Bahayi responded: “Coward. It is very shameful that you are hiding behind your sister’s name and you call me a prostitute. If you are brave, introduce yourself. Who are you?”
But she is not taking her security lightly. This month, intruders tried to enter her house, she said. Perhaps they were after her beehives, which produce honey she sells to supplement her income. Perhaps they despised her career.
The next day, she bought the rifle. Now she and her brothers take turns sitting on their roof at night, guarding their house.
“My mom doesn’t want me to be a taxi driver,” Bahayi said. “One day, she asked me: ‘Why are you still driving? One day they will kill you.’ ”
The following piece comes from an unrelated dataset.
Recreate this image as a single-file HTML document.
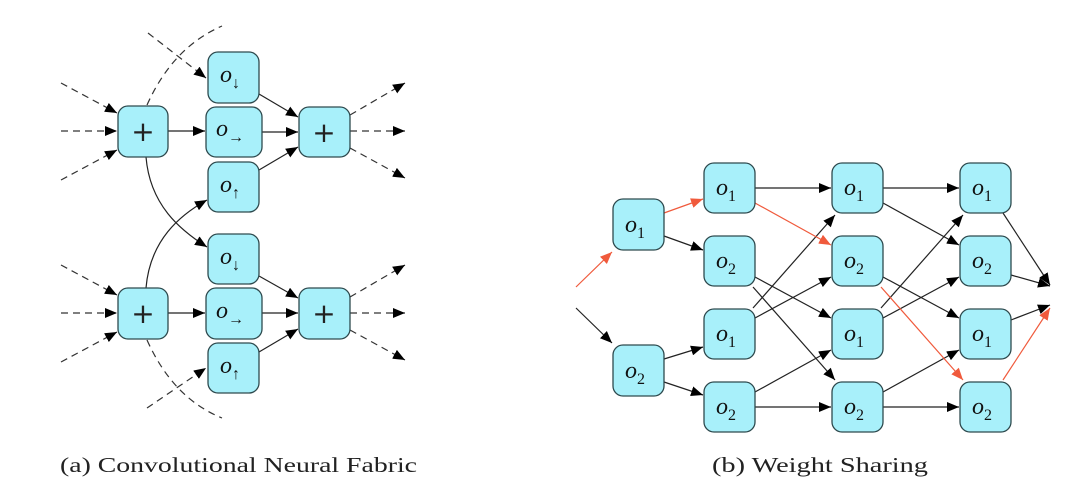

Two months ago, some women came to the taxi stand, seeking to be driven to a funeral in a Taliban-infested area. All the male taxi drivers refused. So Bahayi donned a man’s coat and sunglasses and drove the women. She knew she faced a beating, or worse, if the Islamist insurgents learned a female was behind the wheel.
She has inspired at least seven other women to learn how to drive, said Saffar of the Afghan Women’s Network. All run private car services for female clients. Bahayi hopes they will become taxi drivers someday.
Now, Bahayi wants to break another barrier. She’s negotiating with some men to become partners in a car dealership. She will acquire the dealership license, and they will lease the place. Eventually, she said, she plans to kick her partners out — and replace them with women. It will become, she hopes, Afghanistan’s first female-owned car dealership.